→ **Written exercise**
Quote the whole listing exactly. Leave the pictures out of your copy.

Begin Supplied data

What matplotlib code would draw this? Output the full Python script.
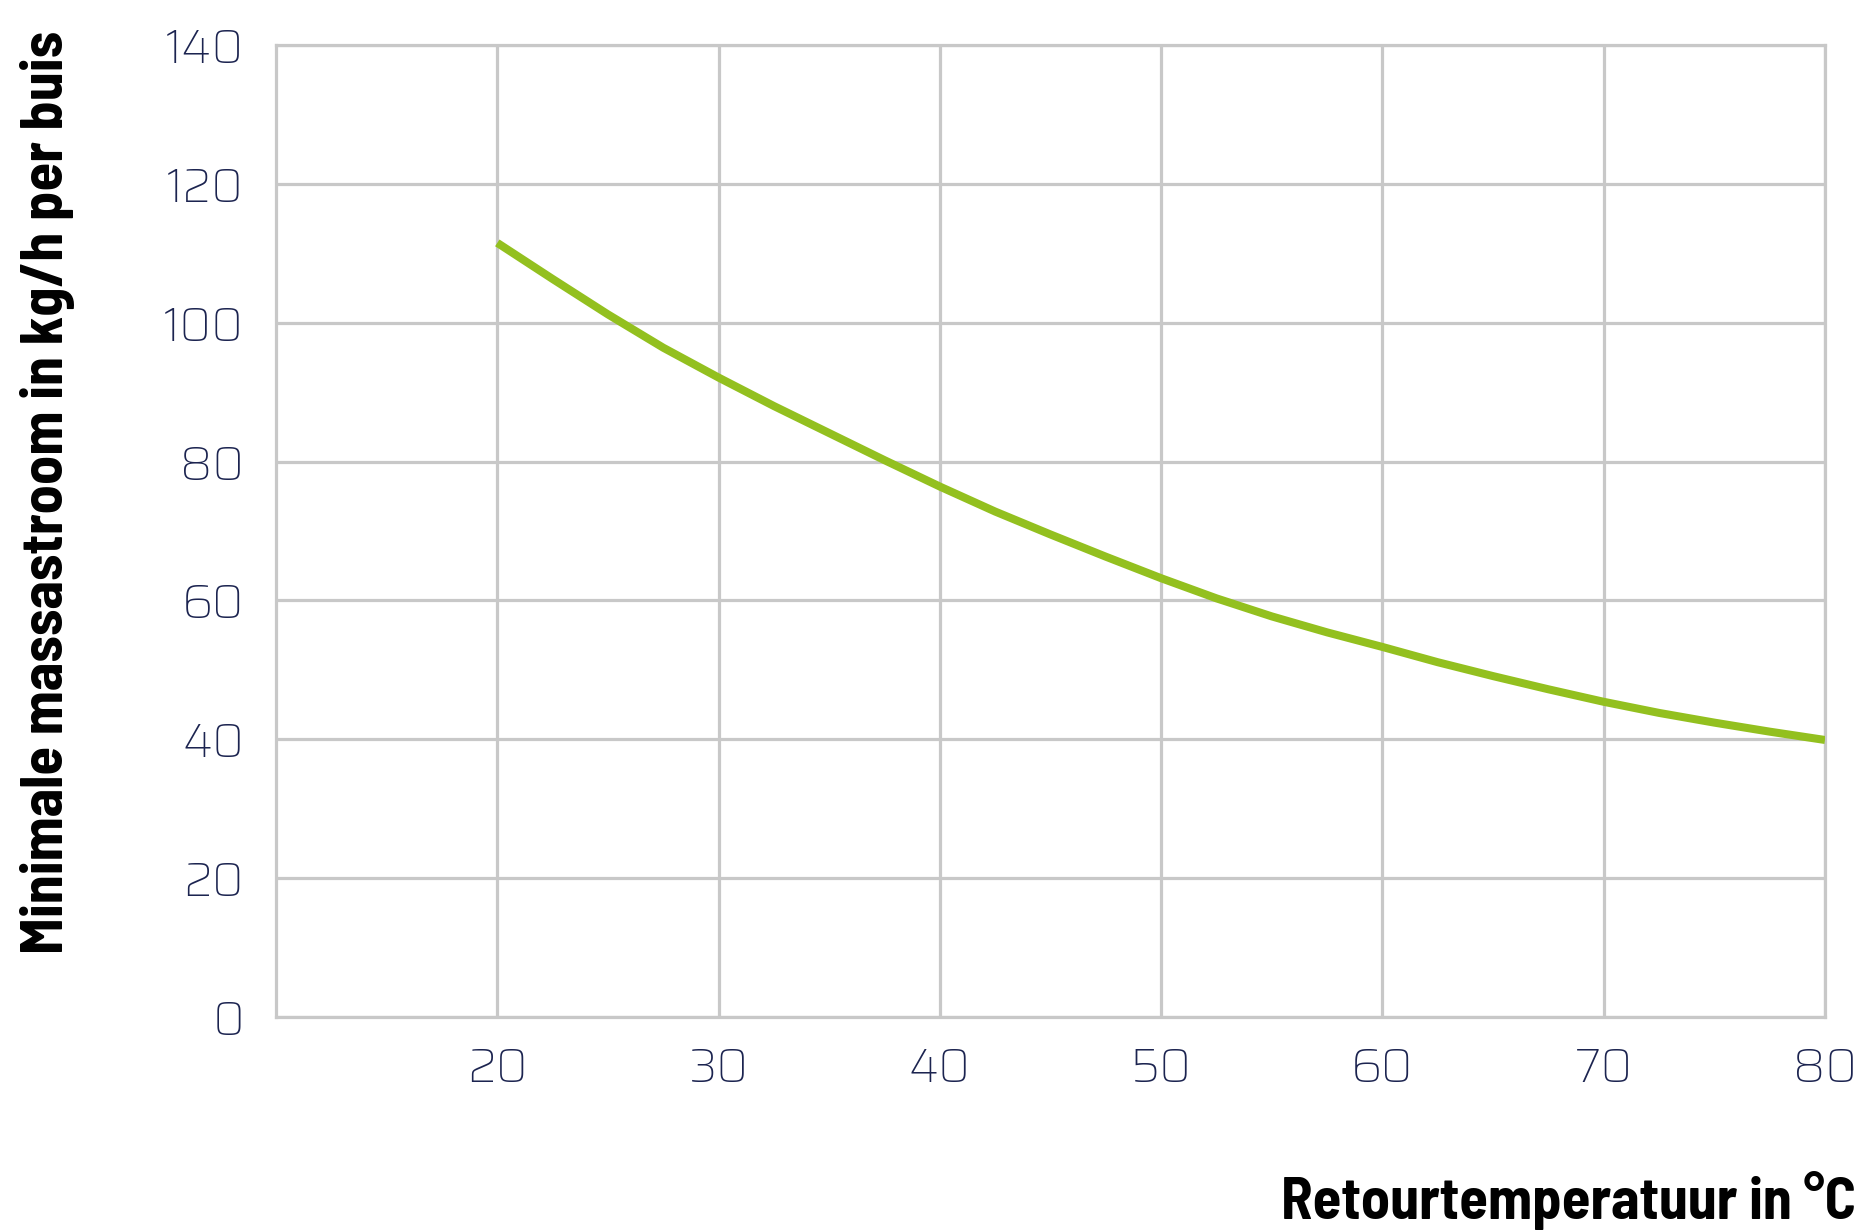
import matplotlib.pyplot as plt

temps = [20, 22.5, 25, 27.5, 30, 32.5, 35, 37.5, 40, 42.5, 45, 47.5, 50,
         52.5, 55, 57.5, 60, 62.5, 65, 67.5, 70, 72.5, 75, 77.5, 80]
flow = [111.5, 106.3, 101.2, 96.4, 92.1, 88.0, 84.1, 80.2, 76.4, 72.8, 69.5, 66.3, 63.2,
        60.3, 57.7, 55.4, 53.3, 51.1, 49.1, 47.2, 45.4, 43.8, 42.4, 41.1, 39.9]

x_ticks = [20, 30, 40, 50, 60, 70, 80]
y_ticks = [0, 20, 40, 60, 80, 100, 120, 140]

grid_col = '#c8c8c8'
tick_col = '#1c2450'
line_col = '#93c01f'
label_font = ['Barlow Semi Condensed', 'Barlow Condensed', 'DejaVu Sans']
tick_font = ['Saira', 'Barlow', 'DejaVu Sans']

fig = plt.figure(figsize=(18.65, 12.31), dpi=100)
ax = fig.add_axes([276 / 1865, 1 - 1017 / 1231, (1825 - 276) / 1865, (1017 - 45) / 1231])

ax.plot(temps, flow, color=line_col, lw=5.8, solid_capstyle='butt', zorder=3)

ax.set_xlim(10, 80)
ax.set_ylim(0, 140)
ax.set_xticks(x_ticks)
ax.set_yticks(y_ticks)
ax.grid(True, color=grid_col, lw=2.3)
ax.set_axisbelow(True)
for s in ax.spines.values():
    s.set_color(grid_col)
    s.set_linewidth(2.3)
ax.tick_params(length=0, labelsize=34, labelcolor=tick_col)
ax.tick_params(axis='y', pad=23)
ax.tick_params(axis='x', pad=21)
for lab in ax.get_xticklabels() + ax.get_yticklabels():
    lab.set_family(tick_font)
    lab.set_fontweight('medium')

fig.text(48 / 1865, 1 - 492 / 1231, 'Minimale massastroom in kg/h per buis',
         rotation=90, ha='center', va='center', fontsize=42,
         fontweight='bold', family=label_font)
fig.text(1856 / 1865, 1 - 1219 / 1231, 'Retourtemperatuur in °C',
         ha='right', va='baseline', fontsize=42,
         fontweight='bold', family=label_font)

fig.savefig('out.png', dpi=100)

End Supplied data

→ **Response below**
What matplotlib code would draw this? Output the full Python script.
import matplotlib.pyplot as plt

temps = [20, 22.5, 25, 27.5, 30, 32.5, 35, 37.5, 40, 42.5, 45, 47.5, 50,
         52.5, 55, 57.5, 60, 62.5, 65, 67.5, 70, 72.5, 75, 77.5, 80]
flow = [111.5, 106.3, 101.2, 96.4, 92.1, 88.0, 84.1, 80.2, 76.4, 72.8, 69.5, 66.3, 63.2,
        60.3, 57.7, 55.4, 53.3, 51.1, 49.1, 47.2, 45.4, 43.8, 42.4, 41.1, 39.9]

x_ticks = [20, 30, 40, 50, 60, 70, 80]
y_ticks = [0, 20, 40, 60, 80, 100, 120, 140]

grid_col = '#c8c8c8'
tick_col = '#1c2450'
line_col = '#93c01f'
label_font = ['Barlow Semi Condensed', 'Barlow Condensed', 'DejaVu Sans']
tick_font = ['Saira', 'Barlow', 'DejaVu Sans']

fig = plt.figure(figsize=(18.65, 12.31), dpi=100)
ax = fig.add_axes([276 / 1865, 1 - 1017 / 1231, (1825 - 276) / 1865, (1017 - 45) / 1231])

ax.plot(temps, flow, color=line_col, lw=5.8, solid_capstyle='butt', zorder=3)

ax.set_xlim(10, 80)
ax.set_ylim(0, 140)
ax.set_xticks(x_ticks)
ax.set_yticks(y_ticks)
ax.grid(True, color=grid_col, lw=2.3)
ax.set_axisbelow(True)
for s in ax.spines.values():
    s.set_color(grid_col)
    s.set_linewidth(2.3)
ax.tick_params(length=0, labelsize=34, labelcolor=tick_col)
ax.tick_params(axis='y', pad=23)
ax.tick_params(axis='x', pad=21)
for lab in ax.get_xticklabels() + ax.get_yticklabels():
    lab.set_family(tick_font)
    lab.set_fontweight('medium')

fig.text(48 / 1865, 1 - 492 / 1231, 'Minimale massastroom in kg/h per buis',
         rotation=90, ha='center', va='center', fontsize=42,
         fontweight='bold', family=label_font)
fig.text(1856 / 1865, 1 - 1219 / 1231, 'Retourtemperatuur in °C',
         ha='right', va='baseline', fontsize=42,
         fontweight='bold', family=label_font)

fig.savefig('out.png', dpi=100)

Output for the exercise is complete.